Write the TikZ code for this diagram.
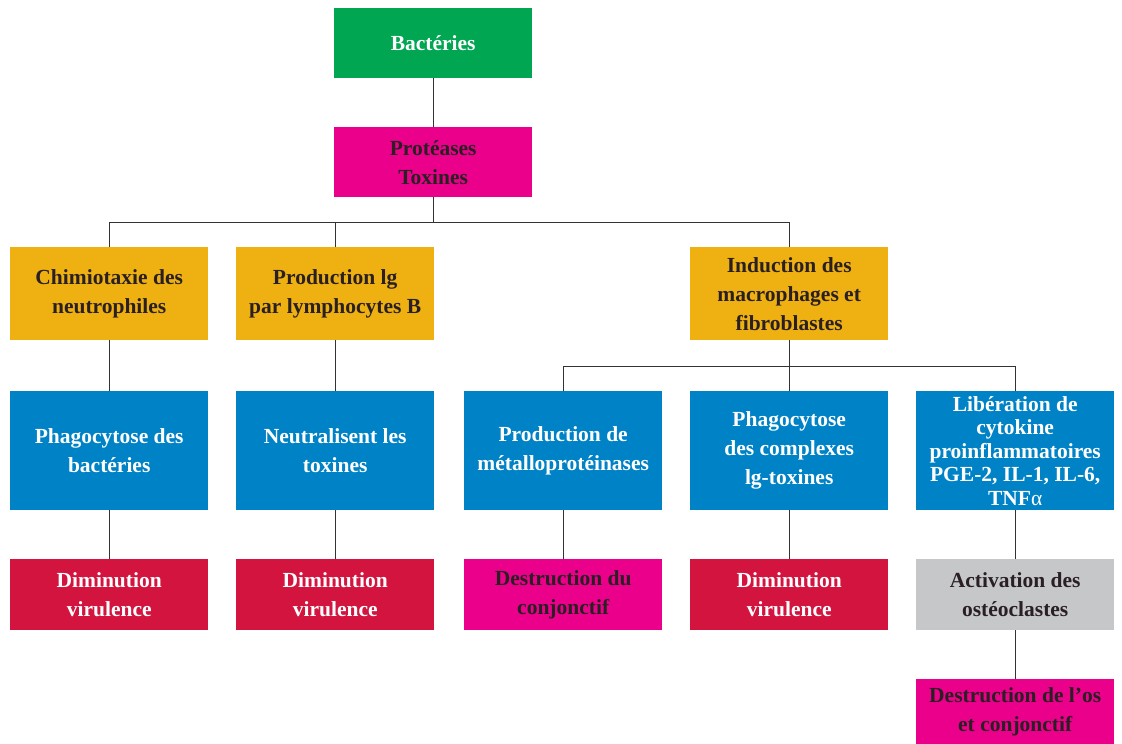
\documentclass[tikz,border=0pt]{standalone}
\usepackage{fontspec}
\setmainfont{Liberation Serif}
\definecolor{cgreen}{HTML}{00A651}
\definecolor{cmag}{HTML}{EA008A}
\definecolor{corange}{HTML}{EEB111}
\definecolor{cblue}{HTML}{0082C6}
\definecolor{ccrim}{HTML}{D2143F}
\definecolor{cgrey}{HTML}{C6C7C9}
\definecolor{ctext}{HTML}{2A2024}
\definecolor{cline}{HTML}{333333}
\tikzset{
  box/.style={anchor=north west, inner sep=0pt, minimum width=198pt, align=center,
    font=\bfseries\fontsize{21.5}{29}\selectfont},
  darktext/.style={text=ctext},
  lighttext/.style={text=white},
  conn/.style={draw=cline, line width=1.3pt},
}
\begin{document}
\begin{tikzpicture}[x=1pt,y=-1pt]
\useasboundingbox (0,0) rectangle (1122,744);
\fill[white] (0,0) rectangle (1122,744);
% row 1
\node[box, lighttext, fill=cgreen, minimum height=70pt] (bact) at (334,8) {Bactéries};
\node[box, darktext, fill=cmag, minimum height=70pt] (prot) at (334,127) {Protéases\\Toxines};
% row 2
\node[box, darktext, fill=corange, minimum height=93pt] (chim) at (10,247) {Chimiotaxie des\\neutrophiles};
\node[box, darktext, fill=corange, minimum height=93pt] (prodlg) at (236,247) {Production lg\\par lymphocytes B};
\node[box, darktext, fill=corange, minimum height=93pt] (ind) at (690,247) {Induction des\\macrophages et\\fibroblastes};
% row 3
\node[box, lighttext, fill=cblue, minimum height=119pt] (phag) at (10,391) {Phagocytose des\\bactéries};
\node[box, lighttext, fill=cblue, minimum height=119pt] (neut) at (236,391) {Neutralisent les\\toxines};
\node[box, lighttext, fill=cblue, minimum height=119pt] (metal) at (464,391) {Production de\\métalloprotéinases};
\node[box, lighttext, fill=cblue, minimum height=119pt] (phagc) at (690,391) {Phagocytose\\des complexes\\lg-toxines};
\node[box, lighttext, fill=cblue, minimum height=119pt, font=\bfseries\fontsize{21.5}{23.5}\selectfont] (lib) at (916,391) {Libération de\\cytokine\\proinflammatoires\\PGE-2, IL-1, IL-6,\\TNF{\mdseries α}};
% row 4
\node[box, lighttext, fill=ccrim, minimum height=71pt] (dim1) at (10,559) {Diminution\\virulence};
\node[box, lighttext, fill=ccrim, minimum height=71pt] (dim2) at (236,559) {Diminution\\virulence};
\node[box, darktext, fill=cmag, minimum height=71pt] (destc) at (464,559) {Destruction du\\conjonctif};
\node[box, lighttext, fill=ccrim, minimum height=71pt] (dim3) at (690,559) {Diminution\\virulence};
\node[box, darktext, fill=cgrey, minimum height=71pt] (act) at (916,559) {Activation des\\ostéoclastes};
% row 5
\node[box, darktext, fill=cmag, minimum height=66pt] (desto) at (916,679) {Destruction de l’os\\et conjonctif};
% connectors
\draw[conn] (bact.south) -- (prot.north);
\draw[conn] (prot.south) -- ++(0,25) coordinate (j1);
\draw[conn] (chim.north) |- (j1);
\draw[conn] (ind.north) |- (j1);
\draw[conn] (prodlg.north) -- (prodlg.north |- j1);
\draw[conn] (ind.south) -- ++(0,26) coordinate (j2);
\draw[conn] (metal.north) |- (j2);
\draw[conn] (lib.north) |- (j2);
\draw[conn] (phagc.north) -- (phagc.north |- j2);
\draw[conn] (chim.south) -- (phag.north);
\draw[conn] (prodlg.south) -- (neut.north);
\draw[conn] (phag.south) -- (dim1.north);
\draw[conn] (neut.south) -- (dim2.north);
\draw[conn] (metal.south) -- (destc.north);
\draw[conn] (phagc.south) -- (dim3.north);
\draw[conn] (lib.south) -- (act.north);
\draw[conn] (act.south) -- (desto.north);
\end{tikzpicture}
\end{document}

**Task prompt:** Write out the whole listing exactly, and drop the pictures.

**Answer to the task:**
Write the TikZ code for this diagram.
\documentclass[tikz,border=0pt]{standalone}
\usepackage{fontspec}
\setmainfont{Liberation Serif}
\definecolor{cgreen}{HTML}{00A651}
\definecolor{cmag}{HTML}{EA008A}
\definecolor{corange}{HTML}{EEB111}
\definecolor{cblue}{HTML}{0082C6}
\definecolor{ccrim}{HTML}{D2143F}
\definecolor{cgrey}{HTML}{C6C7C9}
\definecolor{ctext}{HTML}{2A2024}
\definecolor{cline}{HTML}{333333}
\tikzset{
  box/.style={anchor=north west, inner sep=0pt, minimum width=198pt, align=center,
    font=\bfseries\fontsize{21.5}{29}\selectfont},
  darktext/.style={text=ctext},
  lighttext/.style={text=white},
  conn/.style={draw=cline, line width=1.3pt},
}
\begin{document}
\begin{tikzpicture}[x=1pt,y=-1pt]
\useasboundingbox (0,0) rectangle (1122,744);
\fill[white] (0,0) rectangle (1122,744);
% row 1
\node[box, lighttext, fill=cgreen, minimum height=70pt] (bact) at (334,8) {Bactéries};
\node[box, darktext, fill=cmag, minimum height=70pt] (prot) at (334,127) {Protéases\\Toxines};
% row 2
\node[box, darktext, fill=corange, minimum height=93pt] (chim) at (10,247) {Chimiotaxie des\\neutrophiles};
\node[box, darktext, fill=corange, minimum height=93pt] (prodlg) at (236,247) {Production lg\\par lymphocytes B};
\node[box, darktext, fill=corange, minimum height=93pt] (ind) at (690,247) {Induction des\\macrophages et\\fibroblastes};
% row 3
\node[box, lighttext, fill=cblue, minimum height=119pt] (phag) at (10,391) {Phagocytose des\\bactéries};
\node[box, lighttext, fill=cblue, minimum height=119pt] (neut) at (236,391) {Neutralisent les\\toxines};
\node[box, lighttext, fill=cblue, minimum height=119pt] (metal) at (464,391) {Production de\\métalloprotéinases};
\node[box, lighttext, fill=cblue, minimum height=119pt] (phagc) at (690,391) {Phagocytose\\des complexes\\lg-toxines};
\node[box, lighttext, fill=cblue, minimum height=119pt, font=\bfseries\fontsize{21.5}{23.5}\selectfont] (lib) at (916,391) {Libération de\\cytokine\\proinflammatoires\\PGE-2, IL-1, IL-6,\\TNF{\mdseries α}};
% row 4
\node[box, lighttext, fill=ccrim, minimum height=71pt] (dim1) at (10,559) {Diminution\\virulence};
\node[box, lighttext, fill=ccrim, minimum height=71pt] (dim2) at (236,559) {Diminution\\virulence};
\node[box, darktext, fill=cmag, minimum height=71pt] (destc) at (464,559) {Destruction du\\conjonctif};
\node[box, lighttext, fill=ccrim, minimum height=71pt] (dim3) at (690,559) {Diminution\\virulence};
\node[box, darktext, fill=cgrey, minimum height=71pt] (act) at (916,559) {Activation des\\ostéoclastes};
% row 5
\node[box, darktext, fill=cmag, minimum height=66pt] (desto) at (916,679) {Destruction de l’os\\et conjonctif};
% connectors
\draw[conn] (bact.south) -- (prot.north);
\draw[conn] (prot.south) -- ++(0,25) coordinate (j1);
\draw[conn] (chim.north) |- (j1);
\draw[conn] (ind.north) |- (j1);
\draw[conn] (prodlg.north) -- (prodlg.north |- j1);
\draw[conn] (ind.south) -- ++(0,26) coordinate (j2);
\draw[conn] (metal.north) |- (j2);
\draw[conn] (lib.north) |- (j2);
\draw[conn] (phagc.north) -- (phagc.north |- j2);
\draw[conn] (chim.south) -- (phag.north);
\draw[conn] (prodlg.south) -- (neut.north);
\draw[conn] (phag.south) -- (dim1.north);
\draw[conn] (neut.south) -- (dim2.north);
\draw[conn] (metal.south) -- (destc.north);
\draw[conn] (phagc.south) -- (dim3.north);
\draw[conn] (lib.south) -- (act.north);
\draw[conn] (act.south) -- (desto.north);
\end{tikzpicture}
\end{document}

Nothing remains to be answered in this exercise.